Maria Oliveira aparece quase como um elemento unificador entre Portugal e os Estados Unidos: usa expressões como “Thank God” (Graças a Deus) e manda beijos com as mãos à equipa de realização, sempre com a mensagem de “Deus vos dê uma boa noite”. O sotaque nota-se em todas as palavras, em português e em inglês, como se pertencesse a dois lugares, sem menosprezar ou valorizar nenhum deles.

Se alguns dos intervenientes eram conhecidos de Ana Ventura Miranda, outros foram descobertos ao longo do tempo e por simples acasos. “Foram portugueses que fomos abordando na rua e quando os encontrámos, entrevistámo-los logo”, diz. A relação de confiança foi algo que a equipa do documentário construiu com os entrevistados e que hoje surte efeitos dentro da comunidade portuguesa do Soho: “Algumas das pessoas que na altura não quiseram falar veem ter connosco e dizem que tem pena de não ter falado”. O próximo passo é registar esses novos depoimentos e guardá-los sob a alçada do Arte Institute.
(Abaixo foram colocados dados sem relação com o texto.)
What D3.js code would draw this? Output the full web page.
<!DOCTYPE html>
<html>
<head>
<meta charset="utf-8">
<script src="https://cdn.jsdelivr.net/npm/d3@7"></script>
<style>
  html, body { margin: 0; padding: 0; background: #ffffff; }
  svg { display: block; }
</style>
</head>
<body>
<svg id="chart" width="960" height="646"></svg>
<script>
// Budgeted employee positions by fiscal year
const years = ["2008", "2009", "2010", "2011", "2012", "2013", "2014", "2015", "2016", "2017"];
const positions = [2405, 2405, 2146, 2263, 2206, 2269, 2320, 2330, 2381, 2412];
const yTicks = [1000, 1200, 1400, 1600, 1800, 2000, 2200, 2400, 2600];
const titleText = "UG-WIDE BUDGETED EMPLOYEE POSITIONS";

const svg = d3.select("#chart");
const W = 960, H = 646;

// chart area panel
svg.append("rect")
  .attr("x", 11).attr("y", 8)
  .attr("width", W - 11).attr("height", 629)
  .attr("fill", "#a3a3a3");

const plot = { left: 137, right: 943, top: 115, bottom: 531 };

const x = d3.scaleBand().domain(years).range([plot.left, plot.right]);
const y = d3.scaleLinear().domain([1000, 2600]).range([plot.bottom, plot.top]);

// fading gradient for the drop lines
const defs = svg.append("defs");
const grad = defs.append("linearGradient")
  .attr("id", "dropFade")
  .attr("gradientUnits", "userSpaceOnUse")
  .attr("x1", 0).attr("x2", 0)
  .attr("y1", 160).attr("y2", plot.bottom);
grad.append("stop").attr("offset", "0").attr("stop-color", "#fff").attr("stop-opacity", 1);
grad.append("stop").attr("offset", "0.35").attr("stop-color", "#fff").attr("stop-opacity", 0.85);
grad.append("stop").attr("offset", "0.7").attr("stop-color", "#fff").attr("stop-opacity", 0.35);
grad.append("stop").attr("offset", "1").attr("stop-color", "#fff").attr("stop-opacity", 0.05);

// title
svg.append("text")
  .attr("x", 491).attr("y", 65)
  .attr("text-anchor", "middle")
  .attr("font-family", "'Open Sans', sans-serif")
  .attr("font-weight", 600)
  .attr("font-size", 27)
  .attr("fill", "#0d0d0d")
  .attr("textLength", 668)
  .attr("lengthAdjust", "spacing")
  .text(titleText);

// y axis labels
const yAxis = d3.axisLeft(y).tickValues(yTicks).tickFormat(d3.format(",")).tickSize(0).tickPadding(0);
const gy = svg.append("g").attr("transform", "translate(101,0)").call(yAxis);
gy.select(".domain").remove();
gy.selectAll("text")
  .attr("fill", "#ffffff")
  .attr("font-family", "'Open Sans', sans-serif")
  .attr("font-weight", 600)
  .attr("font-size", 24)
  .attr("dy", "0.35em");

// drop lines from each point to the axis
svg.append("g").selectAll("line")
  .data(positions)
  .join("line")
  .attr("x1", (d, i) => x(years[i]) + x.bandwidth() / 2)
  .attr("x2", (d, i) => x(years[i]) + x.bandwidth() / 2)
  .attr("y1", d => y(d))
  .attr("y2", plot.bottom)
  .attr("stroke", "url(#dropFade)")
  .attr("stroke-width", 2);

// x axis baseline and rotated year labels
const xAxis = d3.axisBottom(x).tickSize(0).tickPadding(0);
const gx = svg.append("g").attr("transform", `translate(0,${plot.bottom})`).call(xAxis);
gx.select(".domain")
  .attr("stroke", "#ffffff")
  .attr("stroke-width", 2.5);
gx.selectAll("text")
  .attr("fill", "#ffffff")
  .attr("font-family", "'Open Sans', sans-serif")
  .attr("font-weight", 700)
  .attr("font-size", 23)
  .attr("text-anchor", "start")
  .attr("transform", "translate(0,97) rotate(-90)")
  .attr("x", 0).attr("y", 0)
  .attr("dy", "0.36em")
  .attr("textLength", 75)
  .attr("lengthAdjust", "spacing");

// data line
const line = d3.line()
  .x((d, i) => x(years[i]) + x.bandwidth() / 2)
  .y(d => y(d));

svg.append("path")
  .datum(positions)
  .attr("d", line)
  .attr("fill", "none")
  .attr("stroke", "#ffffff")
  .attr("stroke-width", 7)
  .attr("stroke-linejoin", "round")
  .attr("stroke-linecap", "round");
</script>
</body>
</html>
A estreia em Portugal surge depois da projeção do documentário em abril deste ano no MoMA (Museu de Arte Moderna) e ainda esta semana no cinema Babylon em Berlim. A receção tem sido “surpreendente”, conta a realizadora: os bilhetes no MoMA ficaram esgotados em dois dias e levaram à realização de uma segunda sessão no Anthology Film Archives. “Na exibição do Anthology estava uma senhora que desatou aos gritos durante a projecção. Depois percebemos que numa das fotos estava ela com 5 anos, num jantar com os pais”, acrescenta a Ana Ventura Miranda.

Portugueses do Soho cresceu e ganhou dimensão para lá do ecrã. O Arte Institute organiza a partir de agora um evento chamado “Portugal no Soho”, que “já conseguiu fechar uma rua no bairro de Nova Iorque e mostrar aos nova-iorquinos, o que afinal significa ser português nos Estados Unidos”, lembra a autora do documentário.

Sente-se no bairro um orgulho de mostrar que estamos ali e ainda continua a bandeira de Portugal à saída do metro na Spring Street”, afirma Ana Ventura Miranda.

Uma das novidades pode passar por “colocar um segundo nome (co-naming) numa rua no Soho, como de Portuguese Street”.

Para já, o documentário que conta com a narração e textos do escritor José Luís Peixoto e banda sonora de Rita Redshoes, estreia-se em Portugal quinta-feira, 23 de junho, às 21h. Os bilhetes podem ser adquiridos nas bilheteiras do CCB pelo preço de cinco euros.